The more thinly distributed nature of plastics employment and the smaller dollar figures associated with it tend to mask its role in hundreds of local economies. But the communities where plastics is a major source of employment are facing the same kind of threat that’s famously gutted communities like Lordstown, Ohio.
Not all jobs are created equal, as anyone who found themselves forced into part-time retail jobs by the lingering high unemployment levels of the slow Obama-era recovery knows well. The types of work that plastics manufacturing creates tend to pay substantially better wages than service and retail jobs.
Which makes the prospect of factories losing orders and cutting shifts a huge problem for everyone living around them, whether or not they work for the local plastic widget-maker. If jobs are lost to the tariffs, spending at grocers and local shops will drop off correspondingly.
Economists hold varying specific views on just how weak or strong these ‘virtuous cycles’ are for different categories of work. But by Economic Policy Institute economist Josh Bivens’ calculus, the plastics manufacturing business has a nearly three-to-one multiplier effect on local employment.
If a hundred people lost their plastics jobs in a given community, Bivens’ figures suggest, 278 others would soon be out of work as an indirect consequence. The numbers are stronger for other non-durable goods manufacturing, and strongest for manufacturing work linked to agriculture. But plastics beats the hell out of retail, food service, and other low-wage fields that have become primary employers in some economically depressed regions.

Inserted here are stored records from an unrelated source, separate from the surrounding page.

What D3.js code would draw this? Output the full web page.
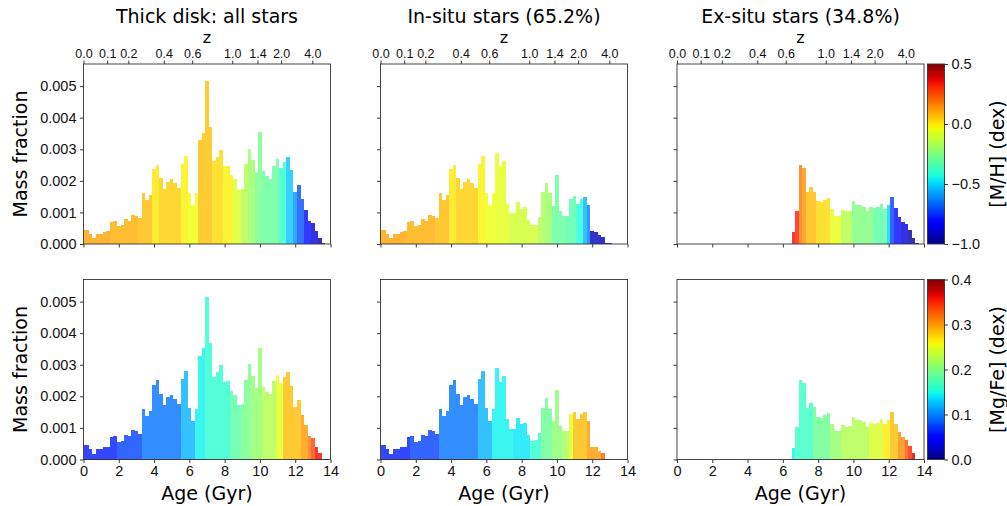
<!DOCTYPE html>
<html>
<head>
<meta charset="utf-8">
<title></title>
<style>
  body, html{ margin: 0; background: #fff; }
  svg{ font-family: 'DejaVu Sans', sans-serif; }
  .ax path.domain{ display: none; }
  .ax line{ stroke: #222; stroke-width: 0.9; }
  .ax text{ fill: #111; font-size: 14.5px; }
  .zax text{ font-size: 12.5px; }
</style>
</head>
<body>
<svg id="fig" width="1007" height="506"></svg>
<script src="https://cdn.jsdelivr.net/npm/d3@7/dist/d3.min.js"></script>
<script>

// histogram bins, 0.2 Gyr wide, centred on 0.0, 0.2, ... 13.8 Gyr
var binWidth = 0.2
var ageCentres = d3.range(70).map(function(k){ return +(k * binWidth).toFixed(1) })

// mass fraction per bin, in units of 1e-3
var massAll = [
  0.45, 0.45, 0.32, 0.19, 0.32, 0.33, 0.39, 0.41, 0.70, 0.74,   // 0.0 - 1.8
  0.56, 0.59, 0.79, 0.74, 0.93, 0.89, 0.81, 1.60, 1.38, 1.54,   // 2.0 - 3.8
  2.36, 2.51, 2.08, 1.74, 1.97, 2.05, 1.93, 1.76, 2.54, 2.80,   // 4.0 - 5.8
  1.62, 1.22, 1.60, 3.28, 3.52, 5.15, 3.69, 2.62, 2.77, 2.98,   // 6.0 - 7.8
  2.46, 2.48, 2.17, 2.05, 1.72, 1.75, 2.52, 3.02, 2.66, 2.27,   // 8.0 - 9.8
  3.54, 2.30, 2.14, 2.07, 2.48, 2.68, 2.42, 2.60, 2.76, 2.33,   // 10.0 - 11.8
  1.66, 1.88, 1.41, 1.08, 0.73, 0.67, 0.41, 0.20, 0.03, 0.005   // 12.0 - 13.8
]
var massIn = [
  0.45, 0.45, 0.32, 0.19, 0.32, 0.33, 0.39, 0.41, 0.70, 0.74,
  0.56, 0.59, 0.79, 0.74, 0.93, 0.89, 0.81, 1.60, 1.38, 1.54,
  2.36, 2.51, 2.08, 1.74, 1.97, 2.05, 1.93, 1.76, 2.54, 2.80,
  1.62, 1.22, 1.60, 2.89, 2.47, 2.64, 1.27, 0.98, 0.98, 1.32,
  1.11, 1.16, 0.77, 0.59, 0.61, 0.85, 1.64, 1.94, 1.61, 1.21,
  2.19, 1.06, 0.90, 0.89, 1.44, 1.51, 1.28, 1.44, 1.50, 1.22,
  0.41, 0.39, 0.28, 0.21, 0.03, 0.02, 0, 0, 0, 0
]
var massEx = [
  0, 0, 0, 0, 0, 0, 0, 0, 0, 0,
  0, 0, 0, 0, 0, 0, 0, 0, 0, 0,
  0, 0, 0, 0, 0, 0, 0, 0, 0, 0,
  0, 0, 0, 0.38, 1.04, 2.51, 2.41, 1.64, 1.79, 1.66,
  1.35, 1.32, 1.40, 1.46, 1.11, 0.90, 0.89, 1.08, 1.04, 1.06,
  1.35, 1.25, 1.25, 1.18, 1.04, 1.17, 1.14, 1.16, 1.27, 1.11,
  1.25, 1.49, 1.14, 0.87, 0.71, 0.63, 0.43, 0.20, 0.03, 0
]

// mean [M/H] per bin (dex)
var mhAll = [
  0.11, 0.11, 0.11, 0.11, 0.11, 0.11, 0.11, 0.11, 0.09, 0.09,
  0.09, 0.09, 0.09, 0.09, 0.09, 0.09, 0.07, 0.07, 0.07, 0.07,
  0.00, 0.00, 0.04, 0.04, 0.04, 0.04, 0.04, 0.04, -0.02, -0.02,
  -0.04, -0.04, -0.04, 0.06, 0.06, 0.06, 0.06, 0.02, 0.02, 0.02,
  -0.02, -0.02, -0.02, -0.08, -0.08, -0.15, -0.15, -0.20, -0.20, -0.27,
  -0.27, -0.30, -0.30, -0.30, -0.30, -0.30, -0.40, -0.40, -0.52, -0.52,
  -0.60, -0.70, -0.70, -0.80, -0.80, -0.88, -0.88, -0.95, -0.95, -0.95
]
var mhIn = [
  0.11, 0.11, 0.11, 0.11, 0.11, 0.11, 0.11, 0.11, 0.09, 0.09,
  0.09, 0.09, 0.09, 0.09, 0.09, 0.09, 0.07, 0.07, 0.07, 0.07,
  0.00, 0.00, 0.04, 0.04, 0.04, 0.04, 0.04, 0.04, -0.02, -0.02,
  -0.04, -0.04, -0.04, -0.06, -0.06, -0.06, -0.06, -0.10, -0.10, -0.10,
  -0.10, -0.10, -0.10, -0.10, -0.10, -0.16, -0.16, -0.20, -0.20, -0.30,
  -0.30, -0.30, -0.30, -0.33, -0.33, -0.33, -0.42, -0.42, -0.55, -0.63,
  -0.92, -0.92, -0.92, -0.92, -0.92, -0.92, null, null, null, null
]
var mhEx = [
  null, null, null, null, null, null, null, null, null, null,
  null, null, null, null, null, null, null, null, null, null,
  null, null, null, null, null, null, null, null, null, null,
  null, null, null, 0.35, 0.32, 0.18, 0.13, 0.07, 0.07, 0.07,
  0.02, 0.02, 0.02, 0.02, -0.05, -0.05, -0.05, -0.15, -0.15, -0.15,
  -0.25, -0.25, -0.25, -0.25, -0.25, -0.25, -0.32, -0.32, -0.32, -0.32,
  -0.50, -0.72, -0.80, -0.80, -0.88, -0.88, -0.95, -0.95, -0.95, null
]

// mean [Mg/Fe] per bin (dex)
var mgAll = [
  0.06, 0.06, 0.06, 0.06, 0.06, 0.06, 0.06, 0.06, 0.06, 0.06,
  0.075, 0.075, 0.075, 0.075, 0.075, 0.075, 0.075, 0.095, 0.095, 0.095,
  0.095, 0.095, 0.095, 0.095, 0.095, 0.095, 0.095, 0.095, 0.12, 0.12,
  0.12, 0.12, 0.145, 0.145, 0.145, 0.16, 0.16, 0.16, 0.16, 0.16,
  0.16, 0.16, 0.18, 0.18, 0.18, 0.195, 0.195, 0.195, 0.21, 0.21,
  0.21, 0.225, 0.225, 0.225, 0.225, 0.25, 0.25, 0.285, 0.285, 0.285,
  0.285, 0.285, 0.30, 0.30, 0.315, 0.335, 0.36, 0.36, 0.37, 0.37
]
var mgIn = [
  0.06, 0.06, 0.06, 0.06, 0.06, 0.06, 0.06, 0.06, 0.06, 0.075,
  0.075, 0.075, 0.075, 0.075, 0.075, 0.075, 0.075, 0.095, 0.095, 0.095,
  0.095, 0.095, 0.095, 0.095, 0.095, 0.095, 0.095, 0.095, 0.12, 0.12,
  0.12, 0.12, 0.145, 0.145, 0.145, 0.145, 0.145, 0.145, 0.14, 0.14,
  0.14, 0.14, 0.14, 0.16, 0.16, 0.16, 0.19, 0.19, 0.19, 0.205,
  0.205, 0.205, 0.22, 0.22, 0.25, 0.285, 0.285, 0.285, 0.285, 0.30,
  0.30, 0.30, 0.30, 0.325, 0.325, 0.325, null, null, null, null
]
var mgEx = [
  null, null, null, null, null, null, null, null, null, null,
  null, null, null, null, null, null, null, null, null, null,
  null, null, null, null, null, null, null, null, null, null,
  null, null, null, 0.145, 0.165, 0.165, 0.165, 0.165, 0.165, 0.19,
  0.19, 0.19, 0.19, 0.19, 0.21, 0.21, 0.21, 0.225, 0.225, 0.225,
  0.225, 0.225, 0.225, 0.225, 0.225, 0.245, 0.245, 0.245, 0.245, 0.265,
  0.265, 0.285, 0.285, 0.305, 0.305, 0.33, 0.35, 0.37, 0.37, null
]

var titles = ['Thick disk: all stars', 'In-situ stars (65.2%)', 'Ex-situ stars (34.8%)']
var massSets = [massAll, massIn, massEx]
var mhSets = [mhAll, mhIn, mhEx]
var mgSets = [mgAll, mgIn, mgEx]

var ageTicks = [0, 2, 4, 6, 8, 10, 12, 14]
var massTicks = [0, 0.001, 0.002, 0.003, 0.004, 0.005]
// redshift axis: age (Gyr) where each z label sits
var zLabels = ['0.0', '0.1', '0.2', '0.4', '0.6', '1.0', '1.4', '2.0', '4.0']
var zAges = [0, 1.34, 2.54, 4.55, 6.16, 8.43, 9.86, 11.2, 12.97]

var mhTicks = [-1, -0.5, 0, 0.5]
var mgTicks = [0, 0.1, 0.2, 0.3, 0.4]

// matplotlib 'jet'
var jetR = d3.scaleLinear().domain([0, 0.35, 0.66, 0.89, 1]).range([0, 0, 1, 1, 0.5]).clamp(true)
var jetG = d3.scaleLinear().domain([0, 0.125, 0.375, 0.64, 0.91, 1]).range([0, 0, 1, 1, 0, 0]).clamp(true)
var jetB = d3.scaleLinear().domain([0, 0.11, 0.34, 0.65, 1]).range([0.5, 1, 1, 0, 0]).clamp(true)
function jet(t){
  return d3.rgb(jetR(t) * 255, jetG(t) * 255, jetB(t) * 255).formatHex()
}

var colX = [83.5, 380.5, 677], rowY = [64, 279.5]
var W = 247, H = 180
var minus = function(s){ return s.replace('-', '\u2212') }

var svg = d3.select('#fig')
var x = d3.scaleLinear().domain([0, 14]).range([0, W])
var y = d3.scaleLinear().domain([0, 0.0057]).range([H, 0])

var rows = [
  { sets: mhSets, norm: d3.scaleLinear().domain([-1, 0.5]), cticks: mhTicks, clabel: '[M/H] (dex)', cfmt: d3.format('.1f') },
  { sets: mgSets, norm: d3.scaleLinear().domain([0, 0.4]), cticks: mgTicks, clabel: '[Mg/Fe] (dex)', cfmt: d3.format('.1f') }
]

rows.forEach(function(row, r){
  for(var c = 0; c < 3; c++){
    var g = svg.append('g').attr('transform', 'translate(' + colX[c] + ',' + rowY[r] + ')')
    var mass = massSets[c], col = row.sets[c]
    var bins = ageCentres.map(function(a, k){ return { a: a, m: mass[k] / 1000, v: col[k] } })
      .filter(function(d){ return d.m > 0 && d.v != null })

    g.selectAll('rect.bar').data(bins).enter().append('rect')
      .attr('class', 'bar')
      .attr('x', function(d){ return x(Math.max(0, d.a - binWidth / 2)) })
      .attr('width', function(d){ return x(Math.min(14, d.a + binWidth / 2)) - x(Math.max(0, d.a - binWidth / 2)) })
      .attr('y', function(d){ return y(d.m) })
      .attr('height', function(d){ return H - y(d.m) })
      .attr('fill', function(d){ return jet(row.norm(d.v)) })
      .attr('fill-opacity', 0.8)
      .attr('shape-rendering', 'crispEdges')

    // left axis
    g.append('g').attr('class', 'ax')
      .call(d3.axisLeft(y).tickValues(massTicks).tickSize(3.5).tickPadding(3.5)
        .tickFormat(c === 0 ? d3.format('.3f') : function(){ return '' }))
    // bottom axis
    g.append('g').attr('class', 'ax').attr('transform', 'translate(0,' + H + ')')
      .call(d3.axisBottom(x).tickValues(ageTicks).tickSize(3.5).tickPadding(3)
        .tickFormat(r === 1 ? d3.format('d') : function(){ return '' }))

    if(r === 0){
      g.append('g').attr('class', 'ax zax')
        .call(d3.axisTop(x).tickValues(zAges).tickSize(3.5).tickPadding(2.5)
          .tickFormat(function(d, i){ return zLabels[i] }))
      g.append('text').attr('x', W / 2).attr('y', -21).attr('text-anchor', 'middle')
        .style('font-size', '16px').text('z')
      g.append('text').attr('x', W / 2).attr('y', -41).attr('text-anchor', 'middle')
        .style('font-size', '19px').text(titles[c])
    } else {
      g.append('text').attr('x', W / 2).attr('y', H + 40).attr('text-anchor', 'middle')
        .style('font-size', '19px').text('Age (Gyr)')
    }
    if(c === 0){
      g.append('text').attr('transform', 'translate(' + (26.5 - colX[0]) + ',' + (H / 2) + ') rotate(-90)')
        .attr('text-anchor', 'middle').style('font-size', '19px').text('Mass fraction')
    }

    g.append('rect').attr('width', W).attr('height', H)
      .attr('fill', 'none').attr('stroke', '#333').attr('stroke-width', 0.9)
  }

  // colour bar
  var cb = svg.append('g').attr('transform', 'translate(927.5,' + rowY[r] + ')')
  var gid = 'jetgrad' + r
  var grad = svg.append('defs').append('linearGradient').attr('id', gid)
    .attr('x1', 0).attr('y1', 1).attr('x2', 0).attr('y2', 0)
  d3.range(0, 1.0001, 0.02).forEach(function(t){
    grad.append('stop').attr('offset', t).attr('stop-color', jet(t))
  })
  cb.append('rect').attr('width', 17).attr('height', H).attr('fill', 'url(#' + gid + ')')
    .attr('stroke', '#333').attr('stroke-width', 0.9)
  var cy = d3.scaleLinear().domain(row.norm.domain()).range([H, 0])
  cb.append('g').attr('class', 'ax').attr('transform', 'translate(17,0)')
    .call(d3.axisRight(cy).tickValues(row.cticks).tickSize(3.5).tickPadding(3.5)
      .tickFormat(function(d){ return minus(row.cfmt(d)) }))
  cb.append('text').attr('transform', 'translate(' + (1004 - 927.5) + ',' + (H / 2) + ') rotate(-90)')
    .attr('text-anchor', 'middle').style('font-size', '19px').text(row.clabel)
})
</script>
</body>
</html>
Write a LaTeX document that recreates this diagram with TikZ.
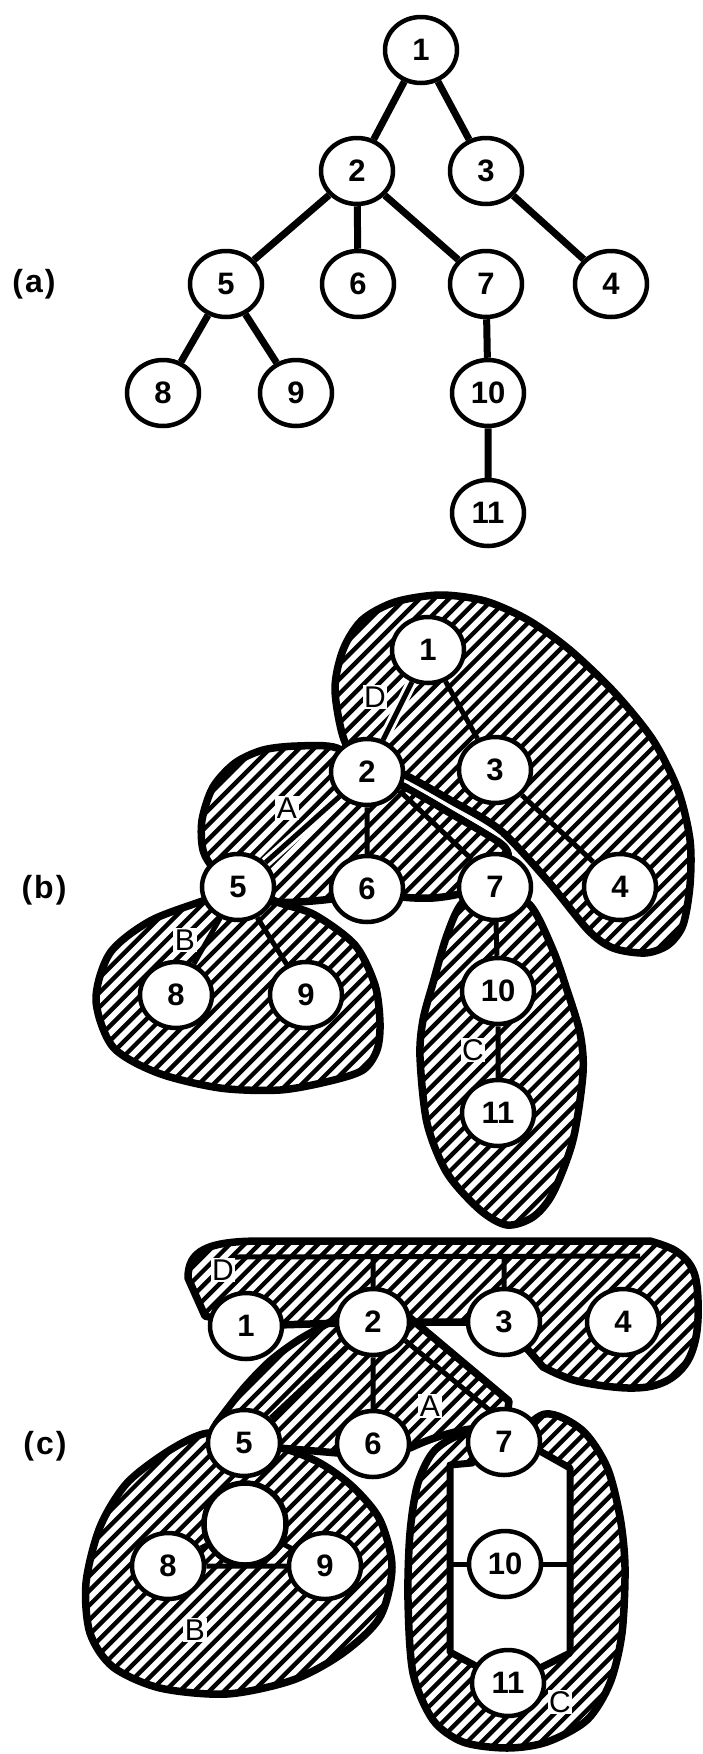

With profit margins already thin and competitive pressures already ratcheted up even before Trump’s tariffs start to turn the screws, Pineda said, factory owners and trading partners will generally not have room to absorb this arbitrary rewriting of their business models.
“There would definitely be job loss,” Pineda said. “It’s going to produce a lot of strain on local communities if the cost of doing business with Mexico is now higher.”